Muitas vezes violento.
Por vezes, o encontro do vírus com a ilha é violento - a medicina denomina de patogênico. O náufrago se faz dono da ilha, consome todos seus recursos e vai embora. Estará ainda faminto. Procurará por outras ilhas similares. Não sem antes se reproduzir, ter milhares de "filhotes", para otimizar a nova empreitada. É essa a relação que temos com o novo coronavírus. Somos uma ilha a ser devorada. Muitos vírus novos agem dessa maneira destrutiva, com o passar dos anos, tendem a ser menos violentos. São violentos enquanto "bebês". Fruto dessa destruição anárquica da ilha, podem também se auto-destruir. Mas podem aprender, e se tornarem comensais.
Vírus comensal.
Mas há os vírus que são comensais. São a maioria. O náufrago habita a ilha de forma sustentável. Pesca seus peixes, bebe seus cocos, tomando cuidado para não extinguir nenhum recurso natural. Em termos médicos: esse tipo de vírus vive dentro das células, faz uso de seu maquinário, mas não a adoece. Não tenta matar aquele que tão bem o acolheu.
O terceiro tipo de vírus são os mutualista.

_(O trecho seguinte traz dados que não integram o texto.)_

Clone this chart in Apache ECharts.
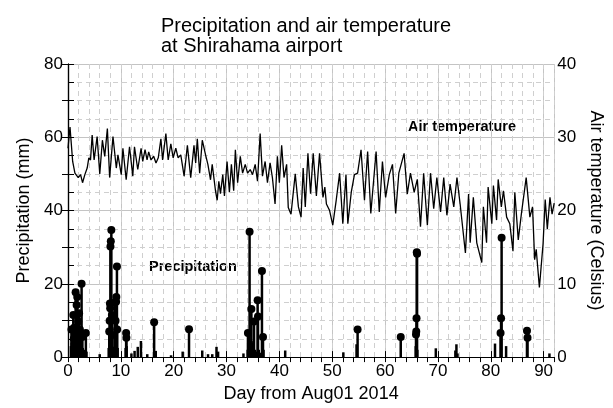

Também há os mutualista. São aqueles vírus que agem como o náufrago que chega à ilha e planta uma horta, além de não depredá-la. É como se fosse um casamento arranjado, que tem tudo para não dar certo, mas acaba prosperando por obra do acaso e pela capacidade de adaptação de cada cônjuge. O exemplo clássico é das abóboras que, com o casamento com o potyvírus, se torna menos apetecível para alguns besouros, seus mais vorazes predadores. Também há o vírus da hepatite G que retarda o desenvolvimento do HIV em humanos.
O caminhão e a moto.
Pense que a célula é um caminhão, e que o vírus, muito menor, é uma moto. Eles param lado a lado no sinal de trânsito, e o motoqueiro anuncia o assalto. Se a moto (o vírus) é feito de DNA , o motoqueiro só precisa tomar o combustível para seguir viagem. Se a moto for de RNA, é como se fosse movida a eletricidade e, nesse caso, roubar o combustível é inútil. O motoqueiro tomara outras coisas que faltem em sua moto como a caçamba, o farol de milha, o estepe... ou seja, o vírus de RNA tende a fazer um estrago maior. É o caso do novo coronavírus, um bebê trapalhão, causador de inúmeros estragos.